- [Task brief]: Once the pictures are set aside, transcribe the remaining data exactly.

- [Provided material]:
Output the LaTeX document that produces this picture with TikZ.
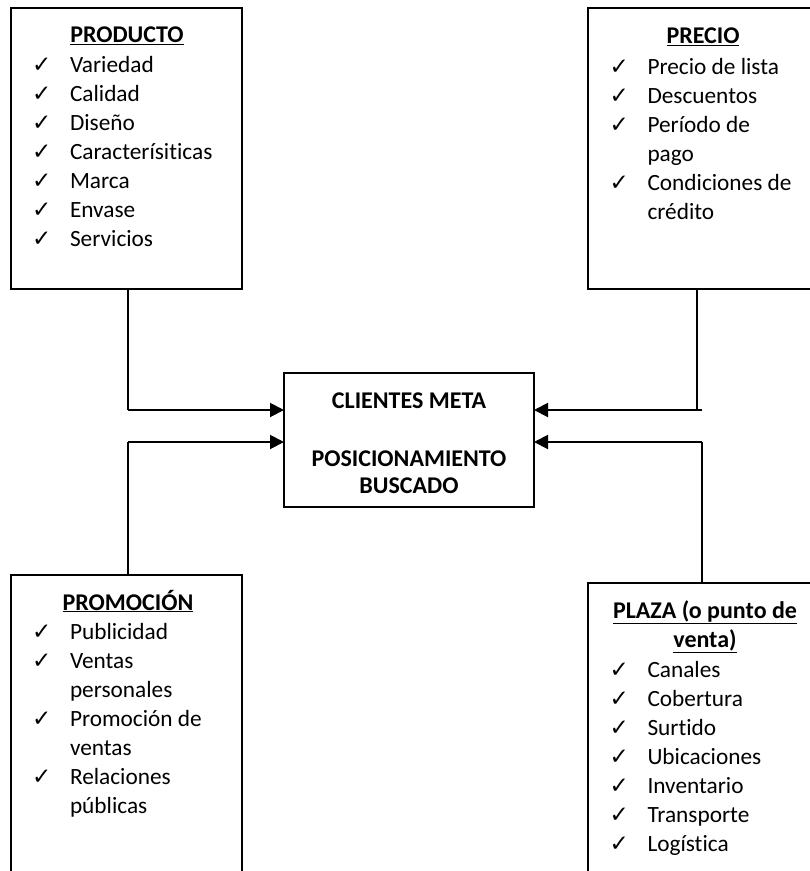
\documentclass[tikz,border=0pt]{standalone}
\usepackage{fontspec}
\setmainfont[Ligatures=NoCommon]{Carlito}
\newfontfamily\symfont{DejaVu Sans}
\usetikzlibrary{arrows.meta}
\newcommand{\chk}{{\symfont\fontsize{23}{23}\selectfont ✓}}
\newcommand{\hd}[1]{\underline{\textbf{#1}}}
\begin{document}
\begin{tikzpicture}[x=1pt,y=-1pt,
  every node/.style={inner sep=0pt, outer sep=0pt, font=\fontsize{23.3}{29}\selectfont},
  box/.style={draw, line width=1.3pt, rectangle, anchor=north west},
  conn/.style={line width=1.4pt},
  arr/.style={line width=2pt, -{Triangle[length=14pt,width=14pt]}},
  head/.style={anchor=base, font=\fontsize{24}{29}\selectfont},
  lst/.style={anchor=base west}]
\useasboundingbox (0,0) rectangle (810,871);
\clip (0,0) rectangle (810,871);
\fill[white] (0,0) rectangle (810,871);

% boxes
\node[box, minimum width=231pt, minimum height=281pt] (prod) at (11,8) {};
\node[box, minimum width=230pt, minimum height=281pt] (prec) at (588,8) {};
\node[box, minimum width=250pt, minimum height=134pt] (cen) at (284,373) {};
\node[box, minimum width=231pt, minimum height=330pt] (prom) at (11,575) {};
\node[box, minimum width=235pt, minimum height=330pt] (plaz) at (588,583) {};

% PRODUCTO
\node[head] (hprod) at (127,42.7) {\hd{PRODUCTO}};
\node[lst] (lprod) at (32,72.7) {\begin{tabular}[t]{@{}p{38pt}@{}l@{}}
\chk & Variedad\\
\chk & Calidad\\
\chk & Diseño\\
\chk & Caracterísiticas\\
\chk & Marca\\
\chk & Envase\\
\chk & Servicios
\end{tabular}};

% PRECIO
\node[head] (hprec) at (703,43.3) {\hd{PRECIO}};
\node[lst] (lprec) at (609.5,74) {\begin{tabular}[t]{@{}p{38pt}@{}l@{}}
\chk & Precio de lista\\
\chk & Descuentos\\
\chk & Período de\\
 & pago\\
\chk & Condiciones de\\
 & crédito
\end{tabular}};

% PROMOCION
\node[head] (hprom) at (128,610) {\hd{PROMOCIÓN}};
\node[lst] (lprom) at (32,639) {\begin{tabular}[t]{@{}p{38pt}@{}l@{}}
\chk & Publicidad\\
\chk & Ventas\\
 & personales\\
\chk & Promoción de\\
 & ventas\\
\chk & Relaciones\\
 & públicas
\end{tabular}};

% PLAZA
\node[head] (hplaz1) at (705,618) {\hd{PLAZA (o punto de}};
\node[head] (hplaz2) at (705,647) {\hd{venta)}};
\node[lst] (lplaz) at (609.5,677) {\begin{tabular}[t]{@{}p{38pt}@{}l@{}}
\chk & Canales\\
\chk & Cobertura\\
\chk & Surtido\\
\chk & Ubicaciones\\
\chk & Inventario\\
\chk & Transporte\\
\chk & Logística
\end{tabular}};

% centre
\node[head] (t1) at (409,408) {\textbf{CLIENTES META}};
\node[head] (t2) at (409,466) {\textbf{POSICIONAMIENTO}};
\node[head] (t3) at (409,493) {\textbf{BUSCADO}};

% connectors
\coordinate (c1) at (128,410);
\coordinate (c2) at (697,410);
\coordinate (c2e) at (702,410);
\coordinate (c3) at (128,442);
\coordinate (c4) at (702,442);

\draw[conn] (prod.south -| c1) -- (c1);
\draw[arr] (c1) -- (cen.west |- c1);
\draw[conn] (prec.south -| c2) -- (c2);
\draw[arr] (c2e) -- (cen.east |- c2e);
\draw[conn] (prom.north -| c3) -- (c3);
\draw[arr] (c3) -- (cen.west |- c3);
\draw[conn] (plaz.north -| c4) -- (c4);
\draw[arr] (c4) -- (cen.east |- c4);
\end{tikzpicture}
\end{document}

- [Finished exercise]:
Output the LaTeX document that produces this picture with TikZ.
\documentclass[tikz,border=0pt]{standalone}
\usepackage{fontspec}
\setmainfont[Ligatures=NoCommon]{Carlito}
\newfontfamily\symfont{DejaVu Sans}
\usetikzlibrary{arrows.meta}
\newcommand{\chk}{{\symfont\fontsize{23}{23}\selectfont ✓}}
\newcommand{\hd}[1]{\underline{\textbf{#1}}}
\begin{document}
\begin{tikzpicture}[x=1pt,y=-1pt,
  every node/.style={inner sep=0pt, outer sep=0pt, font=\fontsize{23.3}{29}\selectfont},
  box/.style={draw, line width=1.3pt, rectangle, anchor=north west},
  conn/.style={line width=1.4pt},
  arr/.style={line width=2pt, -{Triangle[length=14pt,width=14pt]}},
  head/.style={anchor=base, font=\fontsize{24}{29}\selectfont},
  lst/.style={anchor=base west}]
\useasboundingbox (0,0) rectangle (810,871);
\clip (0,0) rectangle (810,871);
\fill[white] (0,0) rectangle (810,871);

% boxes
\node[box, minimum width=231pt, minimum height=281pt] (prod) at (11,8) {};
\node[box, minimum width=230pt, minimum height=281pt] (prec) at (588,8) {};
\node[box, minimum width=250pt, minimum height=134pt] (cen) at (284,373) {};
\node[box, minimum width=231pt, minimum height=330pt] (prom) at (11,575) {};
\node[box, minimum width=235pt, minimum height=330pt] (plaz) at (588,583) {};

% PRODUCTO
\node[head] (hprod) at (127,42.7) {\hd{PRODUCTO}};
\node[lst] (lprod) at (32,72.7) {\begin{tabular}[t]{@{}p{38pt}@{}l@{}}
\chk & Variedad\\
\chk & Calidad\\
\chk & Diseño\\
\chk & Caracterísiticas\\
\chk & Marca\\
\chk & Envase\\
\chk & Servicios
\end{tabular}};

% PRECIO
\node[head] (hprec) at (703,43.3) {\hd{PRECIO}};
\node[lst] (lprec) at (609.5,74) {\begin{tabular}[t]{@{}p{38pt}@{}l@{}}
\chk & Precio de lista\\
\chk & Descuentos\\
\chk & Período de\\
 & pago\\
\chk & Condiciones de\\
 & crédito
\end{tabular}};

% PROMOCION
\node[head] (hprom) at (128,610) {\hd{PROMOCIÓN}};
\node[lst] (lprom) at (32,639) {\begin{tabular}[t]{@{}p{38pt}@{}l@{}}
\chk & Publicidad\\
\chk & Ventas\\
 & personales\\
\chk & Promoción de\\
 & ventas\\
\chk & Relaciones\\
 & públicas
\end{tabular}};

% PLAZA
\node[head] (hplaz1) at (705,618) {\hd{PLAZA (o punto de}};
\node[head] (hplaz2) at (705,647) {\hd{venta)}};
\node[lst] (lplaz) at (609.5,677) {\begin{tabular}[t]{@{}p{38pt}@{}l@{}}
\chk & Canales\\
\chk & Cobertura\\
\chk & Surtido\\
\chk & Ubicaciones\\
\chk & Inventario\\
\chk & Transporte\\
\chk & Logística
\end{tabular}};

% centre
\node[head] (t1) at (409,408) {\textbf{CLIENTES META}};
\node[head] (t2) at (409,466) {\textbf{POSICIONAMIENTO}};
\node[head] (t3) at (409,493) {\textbf{BUSCADO}};

% connectors
\coordinate (c1) at (128,410);
\coordinate (c2) at (697,410);
\coordinate (c2e) at (702,410);
\coordinate (c3) at (128,442);
\coordinate (c4) at (702,442);

\draw[conn] (prod.south -| c1) -- (c1);
\draw[arr] (c1) -- (cen.west |- c1);
\draw[conn] (prec.south -| c2) -- (c2);
\draw[arr] (c2e) -- (cen.east |- c2e);
\draw[conn] (prom.north -| c3) -- (c3);
\draw[arr] (c3) -- (cen.west |- c3);
\draw[conn] (plaz.north -| c4) -- (c4);
\draw[arr] (c4) -- (cen.east |- c4);
\end{tikzpicture}
\end{document}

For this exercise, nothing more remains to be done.